# WHAT TO PRODUCE
Can you transcribe the data exactly? Leave the pictures out.

# RECORDED INFORMATION
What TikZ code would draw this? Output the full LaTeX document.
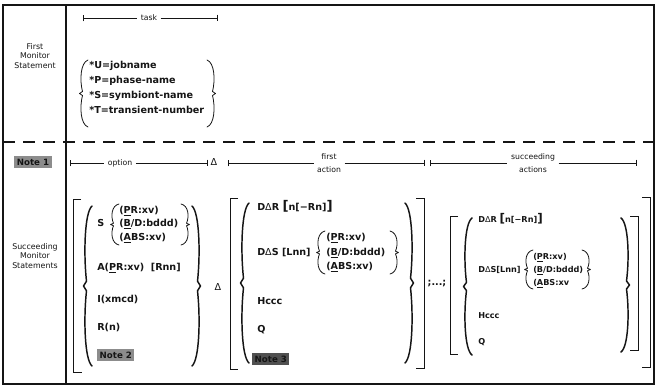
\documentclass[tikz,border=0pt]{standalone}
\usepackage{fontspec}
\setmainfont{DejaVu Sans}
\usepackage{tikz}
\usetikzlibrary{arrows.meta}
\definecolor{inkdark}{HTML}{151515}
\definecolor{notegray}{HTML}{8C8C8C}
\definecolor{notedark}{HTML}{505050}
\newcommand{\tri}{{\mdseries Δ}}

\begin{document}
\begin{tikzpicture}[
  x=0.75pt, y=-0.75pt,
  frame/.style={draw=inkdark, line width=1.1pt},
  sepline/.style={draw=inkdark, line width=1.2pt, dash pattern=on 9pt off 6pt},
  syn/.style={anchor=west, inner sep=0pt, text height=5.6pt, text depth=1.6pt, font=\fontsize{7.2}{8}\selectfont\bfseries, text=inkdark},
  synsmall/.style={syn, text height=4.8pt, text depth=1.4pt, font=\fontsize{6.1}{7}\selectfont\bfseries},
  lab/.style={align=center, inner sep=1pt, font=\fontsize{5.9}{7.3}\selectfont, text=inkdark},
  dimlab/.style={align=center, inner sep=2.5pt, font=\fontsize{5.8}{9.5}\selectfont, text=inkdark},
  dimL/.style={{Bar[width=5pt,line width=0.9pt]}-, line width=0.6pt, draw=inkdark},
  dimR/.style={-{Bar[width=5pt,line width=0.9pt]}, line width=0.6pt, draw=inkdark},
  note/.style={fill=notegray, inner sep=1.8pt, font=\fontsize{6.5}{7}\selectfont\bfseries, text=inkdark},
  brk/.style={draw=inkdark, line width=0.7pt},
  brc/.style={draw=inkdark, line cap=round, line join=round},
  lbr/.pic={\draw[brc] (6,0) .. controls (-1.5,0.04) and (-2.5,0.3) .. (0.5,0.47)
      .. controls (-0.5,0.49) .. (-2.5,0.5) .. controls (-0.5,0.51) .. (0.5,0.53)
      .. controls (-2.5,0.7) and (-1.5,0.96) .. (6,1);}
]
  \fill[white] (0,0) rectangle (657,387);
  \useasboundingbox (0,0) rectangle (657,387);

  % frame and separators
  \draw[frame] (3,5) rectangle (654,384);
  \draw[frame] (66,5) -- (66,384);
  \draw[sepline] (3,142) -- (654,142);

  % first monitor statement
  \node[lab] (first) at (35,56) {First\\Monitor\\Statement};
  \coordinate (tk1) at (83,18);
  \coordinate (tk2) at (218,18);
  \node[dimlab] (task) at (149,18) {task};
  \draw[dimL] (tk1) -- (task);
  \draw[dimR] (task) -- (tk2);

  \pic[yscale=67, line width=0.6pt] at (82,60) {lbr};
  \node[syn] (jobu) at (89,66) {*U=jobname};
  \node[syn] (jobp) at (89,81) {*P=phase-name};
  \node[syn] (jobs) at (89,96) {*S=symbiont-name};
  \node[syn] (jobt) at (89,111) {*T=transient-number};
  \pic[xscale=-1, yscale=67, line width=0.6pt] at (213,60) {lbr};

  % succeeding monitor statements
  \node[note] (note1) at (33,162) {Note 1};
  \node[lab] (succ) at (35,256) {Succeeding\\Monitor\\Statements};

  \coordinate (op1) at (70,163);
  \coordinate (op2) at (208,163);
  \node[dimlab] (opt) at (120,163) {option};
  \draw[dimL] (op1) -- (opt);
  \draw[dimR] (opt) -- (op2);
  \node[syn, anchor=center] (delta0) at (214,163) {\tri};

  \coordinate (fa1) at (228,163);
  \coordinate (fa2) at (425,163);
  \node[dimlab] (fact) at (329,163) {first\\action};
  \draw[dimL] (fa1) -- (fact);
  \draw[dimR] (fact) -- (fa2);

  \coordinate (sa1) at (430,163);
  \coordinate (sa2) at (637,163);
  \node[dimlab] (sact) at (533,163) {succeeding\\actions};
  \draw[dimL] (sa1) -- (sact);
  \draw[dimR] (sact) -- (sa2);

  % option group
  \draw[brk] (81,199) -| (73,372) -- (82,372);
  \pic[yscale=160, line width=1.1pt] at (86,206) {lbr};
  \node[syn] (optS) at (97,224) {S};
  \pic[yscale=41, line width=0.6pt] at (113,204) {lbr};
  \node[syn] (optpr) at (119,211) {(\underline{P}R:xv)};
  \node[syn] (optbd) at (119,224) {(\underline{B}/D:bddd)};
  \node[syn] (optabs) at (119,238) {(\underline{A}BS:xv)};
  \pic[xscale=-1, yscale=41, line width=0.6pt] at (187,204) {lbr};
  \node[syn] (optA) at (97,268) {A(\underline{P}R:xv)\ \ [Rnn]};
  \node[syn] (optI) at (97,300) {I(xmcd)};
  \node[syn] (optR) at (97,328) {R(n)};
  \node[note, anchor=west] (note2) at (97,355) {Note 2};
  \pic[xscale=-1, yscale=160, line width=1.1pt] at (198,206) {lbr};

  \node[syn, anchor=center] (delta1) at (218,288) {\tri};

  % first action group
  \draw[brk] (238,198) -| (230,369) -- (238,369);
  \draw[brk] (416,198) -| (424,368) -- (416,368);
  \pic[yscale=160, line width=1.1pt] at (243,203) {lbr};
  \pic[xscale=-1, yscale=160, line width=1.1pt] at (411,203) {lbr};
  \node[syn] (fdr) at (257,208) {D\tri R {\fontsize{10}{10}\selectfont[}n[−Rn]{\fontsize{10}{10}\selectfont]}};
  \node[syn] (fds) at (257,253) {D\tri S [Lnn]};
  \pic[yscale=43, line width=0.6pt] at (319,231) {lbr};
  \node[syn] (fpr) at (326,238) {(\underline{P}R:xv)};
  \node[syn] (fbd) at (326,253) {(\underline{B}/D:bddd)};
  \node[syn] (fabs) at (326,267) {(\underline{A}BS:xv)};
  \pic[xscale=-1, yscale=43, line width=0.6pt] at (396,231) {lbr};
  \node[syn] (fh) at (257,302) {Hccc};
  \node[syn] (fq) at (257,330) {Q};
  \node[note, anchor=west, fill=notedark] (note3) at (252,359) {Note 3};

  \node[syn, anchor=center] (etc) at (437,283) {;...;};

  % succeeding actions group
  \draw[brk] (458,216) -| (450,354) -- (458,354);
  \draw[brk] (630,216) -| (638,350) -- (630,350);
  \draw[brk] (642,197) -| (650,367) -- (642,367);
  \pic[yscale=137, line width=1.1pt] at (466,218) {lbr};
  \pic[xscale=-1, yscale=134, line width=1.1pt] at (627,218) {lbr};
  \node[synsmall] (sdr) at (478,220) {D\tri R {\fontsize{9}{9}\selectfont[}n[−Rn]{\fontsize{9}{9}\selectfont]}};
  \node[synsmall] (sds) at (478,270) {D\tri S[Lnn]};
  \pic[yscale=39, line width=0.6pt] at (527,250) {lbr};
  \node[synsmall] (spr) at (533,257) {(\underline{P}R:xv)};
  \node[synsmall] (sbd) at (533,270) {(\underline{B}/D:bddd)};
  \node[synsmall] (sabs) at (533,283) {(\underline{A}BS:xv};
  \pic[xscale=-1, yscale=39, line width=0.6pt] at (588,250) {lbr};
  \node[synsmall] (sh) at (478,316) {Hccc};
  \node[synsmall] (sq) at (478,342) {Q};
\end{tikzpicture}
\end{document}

# ANSWER TO THIS PROBLEM
What TikZ code would draw this? Output the full LaTeX document.
\documentclass[tikz,border=0pt]{standalone}
\usepackage{fontspec}
\setmainfont{DejaVu Sans}
\usepackage{tikz}
\usetikzlibrary{arrows.meta}
\definecolor{inkdark}{HTML}{151515}
\definecolor{notegray}{HTML}{8C8C8C}
\definecolor{notedark}{HTML}{505050}
\newcommand{\tri}{{\mdseries Δ}}

\begin{document}
\begin{tikzpicture}[
  x=0.75pt, y=-0.75pt,
  frame/.style={draw=inkdark, line width=1.1pt},
  sepline/.style={draw=inkdark, line width=1.2pt, dash pattern=on 9pt off 6pt},
  syn/.style={anchor=west, inner sep=0pt, text height=5.6pt, text depth=1.6pt, font=\fontsize{7.2}{8}\selectfont\bfseries, text=inkdark},
  synsmall/.style={syn, text height=4.8pt, text depth=1.4pt, font=\fontsize{6.1}{7}\selectfont\bfseries},
  lab/.style={align=center, inner sep=1pt, font=\fontsize{5.9}{7.3}\selectfont, text=inkdark},
  dimlab/.style={align=center, inner sep=2.5pt, font=\fontsize{5.8}{9.5}\selectfont, text=inkdark},
  dimL/.style={{Bar[width=5pt,line width=0.9pt]}-, line width=0.6pt, draw=inkdark},
  dimR/.style={-{Bar[width=5pt,line width=0.9pt]}, line width=0.6pt, draw=inkdark},
  note/.style={fill=notegray, inner sep=1.8pt, font=\fontsize{6.5}{7}\selectfont\bfseries, text=inkdark},
  brk/.style={draw=inkdark, line width=0.7pt},
  brc/.style={draw=inkdark, line cap=round, line join=round},
  lbr/.pic={\draw[brc] (6,0) .. controls (-1.5,0.04) and (-2.5,0.3) .. (0.5,0.47)
      .. controls (-0.5,0.49) .. (-2.5,0.5) .. controls (-0.5,0.51) .. (0.5,0.53)
      .. controls (-2.5,0.7) and (-1.5,0.96) .. (6,1);}
]
  \fill[white] (0,0) rectangle (657,387);
  \useasboundingbox (0,0) rectangle (657,387);

  % frame and separators
  \draw[frame] (3,5) rectangle (654,384);
  \draw[frame] (66,5) -- (66,384);
  \draw[sepline] (3,142) -- (654,142);

  % first monitor statement
  \node[lab] (first) at (35,56) {First\\Monitor\\Statement};
  \coordinate (tk1) at (83,18);
  \coordinate (tk2) at (218,18);
  \node[dimlab] (task) at (149,18) {task};
  \draw[dimL] (tk1) -- (task);
  \draw[dimR] (task) -- (tk2);

  \pic[yscale=67, line width=0.6pt] at (82,60) {lbr};
  \node[syn] (jobu) at (89,66) {*U=jobname};
  \node[syn] (jobp) at (89,81) {*P=phase-name};
  \node[syn] (jobs) at (89,96) {*S=symbiont-name};
  \node[syn] (jobt) at (89,111) {*T=transient-number};
  \pic[xscale=-1, yscale=67, line width=0.6pt] at (213,60) {lbr};

  % succeeding monitor statements
  \node[note] (note1) at (33,162) {Note 1};
  \node[lab] (succ) at (35,256) {Succeeding\\Monitor\\Statements};

  \coordinate (op1) at (70,163);
  \coordinate (op2) at (208,163);
  \node[dimlab] (opt) at (120,163) {option};
  \draw[dimL] (op1) -- (opt);
  \draw[dimR] (opt) -- (op2);
  \node[syn, anchor=center] (delta0) at (214,163) {\tri};

  \coordinate (fa1) at (228,163);
  \coordinate (fa2) at (425,163);
  \node[dimlab] (fact) at (329,163) {first\\action};
  \draw[dimL] (fa1) -- (fact);
  \draw[dimR] (fact) -- (fa2);

  \coordinate (sa1) at (430,163);
  \coordinate (sa2) at (637,163);
  \node[dimlab] (sact) at (533,163) {succeeding\\actions};
  \draw[dimL] (sa1) -- (sact);
  \draw[dimR] (sact) -- (sa2);

  % option group
  \draw[brk] (81,199) -| (73,372) -- (82,372);
  \pic[yscale=160, line width=1.1pt] at (86,206) {lbr};
  \node[syn] (optS) at (97,224) {S};
  \pic[yscale=41, line width=0.6pt] at (113,204) {lbr};
  \node[syn] (optpr) at (119,211) {(\underline{P}R:xv)};
  \node[syn] (optbd) at (119,224) {(\underline{B}/D:bddd)};
  \node[syn] (optabs) at (119,238) {(\underline{A}BS:xv)};
  \pic[xscale=-1, yscale=41, line width=0.6pt] at (187,204) {lbr};
  \node[syn] (optA) at (97,268) {A(\underline{P}R:xv)\ \ [Rnn]};
  \node[syn] (optI) at (97,300) {I(xmcd)};
  \node[syn] (optR) at (97,328) {R(n)};
  \node[note, anchor=west] (note2) at (97,355) {Note 2};
  \pic[xscale=-1, yscale=160, line width=1.1pt] at (198,206) {lbr};

  \node[syn, anchor=center] (delta1) at (218,288) {\tri};

  % first action group
  \draw[brk] (238,198) -| (230,369) -- (238,369);
  \draw[brk] (416,198) -| (424,368) -- (416,368);
  \pic[yscale=160, line width=1.1pt] at (243,203) {lbr};
  \pic[xscale=-1, yscale=160, line width=1.1pt] at (411,203) {lbr};
  \node[syn] (fdr) at (257,208) {D\tri R {\fontsize{10}{10}\selectfont[}n[−Rn]{\fontsize{10}{10}\selectfont]}};
  \node[syn] (fds) at (257,253) {D\tri S [Lnn]};
  \pic[yscale=43, line width=0.6pt] at (319,231) {lbr};
  \node[syn] (fpr) at (326,238) {(\underline{P}R:xv)};
  \node[syn] (fbd) at (326,253) {(\underline{B}/D:bddd)};
  \node[syn] (fabs) at (326,267) {(\underline{A}BS:xv)};
  \pic[xscale=-1, yscale=43, line width=0.6pt] at (396,231) {lbr};
  \node[syn] (fh) at (257,302) {Hccc};
  \node[syn] (fq) at (257,330) {Q};
  \node[note, anchor=west, fill=notedark] (note3) at (252,359) {Note 3};

  \node[syn, anchor=center] (etc) at (437,283) {;...;};

  % succeeding actions group
  \draw[brk] (458,216) -| (450,354) -- (458,354);
  \draw[brk] (630,216) -| (638,350) -- (630,350);
  \draw[brk] (642,197) -| (650,367) -- (642,367);
  \pic[yscale=137, line width=1.1pt] at (466,218) {lbr};
  \pic[xscale=-1, yscale=134, line width=1.1pt] at (627,218) {lbr};
  \node[synsmall] (sdr) at (478,220) {D\tri R {\fontsize{9}{9}\selectfont[}n[−Rn]{\fontsize{9}{9}\selectfont]}};
  \node[synsmall] (sds) at (478,270) {D\tri S[Lnn]};
  \pic[yscale=39, line width=0.6pt] at (527,250) {lbr};
  \node[synsmall] (spr) at (533,257) {(\underline{P}R:xv)};
  \node[synsmall] (sbd) at (533,270) {(\underline{B}/D:bddd)};
  \node[synsmall] (sabs) at (533,283) {(\underline{A}BS:xv};
  \pic[xscale=-1, yscale=39, line width=0.6pt] at (588,250) {lbr};
  \node[synsmall] (sh) at (478,316) {Hccc};
  \node[synsmall] (sq) at (478,342) {Q};
\end{tikzpicture}
\end{document}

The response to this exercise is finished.